Why would Hollywood, in this case Paramount Pictures, choose a Scottish-American actor to play a Japanese character? That’s stupid and makes no sense! That’s like my favorite actress, Oscar-winner Meryl Streep, playing Rosa Parks. Never gonna happen. In 2018, the movie “Crazy Rich Asians” became hit. So there is an interest to see more people of color on the screen. Cho made two boss moves by writing and directing his grand opus, both amusing and respectful. He doesn’t let his Mickey Rooney persona drop, not even for a minute. He breaks down his story in vignettes providing a small peek into his world. As Rooney he demonstrates perfecting different accents to showcase his many talents, like Italian and Scottish, however even that is broken down into gibberish.
As Rooney, the character knew he was talented. He kept boasting about it every chance he got. He married the beautiful Ava Gardener (1942–1943). Made 10 films with best friend, Judy Garland. He was able to dive into drama, “Days of Wine and Roses” (1962) “Requiem for a Heavyweight” (1962) and comedy, “The Great Race,” (1965) and “It’ a Mad, Mad, Mad, Mad World” (1963) with ease. He did it all. But can he do this? Can a Scottish-American man with an impeccable pedigree play a Japanese man without turning him into another caricature?
I would have liked Cho to dive deeper into that nugget. Rooney is a white man. What does he, better yet Paramount Pictures, believe that the Oscar honorary recipient would be believable as a Japanese man? What made all these components add up to Mickey Rooney as an Asian man and doing it in a disparaging manner? What was he thinking? Why didn’t he refuse? How would this role affect him in future ones? That would have been an interesting bridge to cross. Performance was both enlightening and great.
When Cho asked the audience to name an Asians actor the most popular one is Jackie Chang. Let me add my two cents, Jet Li and Russell Wong. As “Mickey Rooney,” he said Goshiro Mfuemi and another yelled out Chow Yun-Fat. No one mentioned silent movie actress leading lady, Anna May Wong. Sessue Hayakawa often played the leading man, and of course Bruce Lee. Come on! That was a no-brainer! Cho proves that we all wear a mask (both literally and figuratively).
Mr. Yunioshi plays at the Sierra Madre Playhouse located at 87 West Sierra Madre Blvd., plays Saturday, February 4th at 8 p.m. For ticket information visit www.sierramadreplayhouse.org or call (623) 355 4318. It is the second in four of solo shows.

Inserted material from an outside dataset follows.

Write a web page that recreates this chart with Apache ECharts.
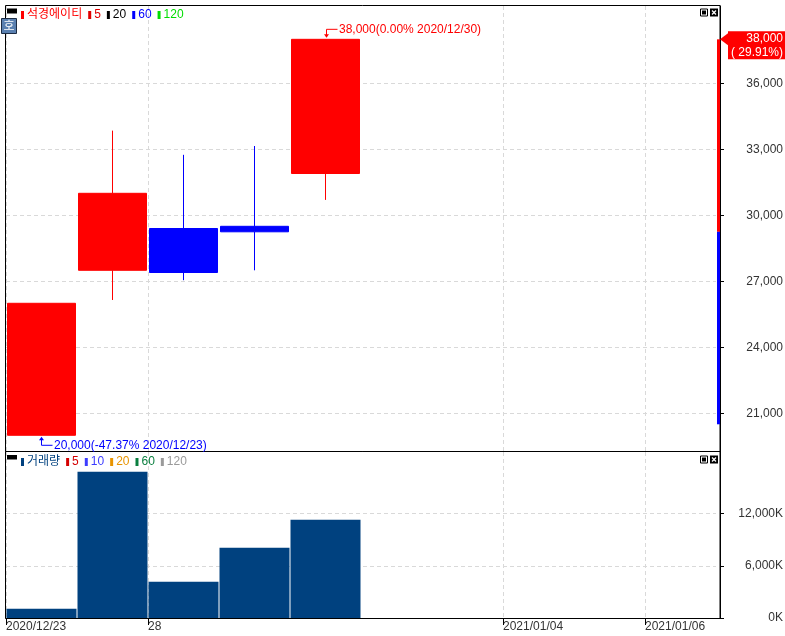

At press time, this thoroughly entertaining show is completely sold out.
What I discovered!
• In 1972, actor Sen Yung, known as Victor Seng professionally, played housekeeper Hop Sing from the television western “Bonanza” (NBC from September 13, 1959, to January 16, 1973) boarded the Pacific Southwest Airlines Flight 710, was hijacked. The FBI rushed inside the plane, opened fire and hit Young in the lower back. He survived but died on November 9th 1960, poisoning from a gas leak. He was 66.
• Hawaiian detective television character Charlie Chan, out of eight actors who betrayed the role, two were Japanese, one Swede, one Latino, one British, and three were Caucasians.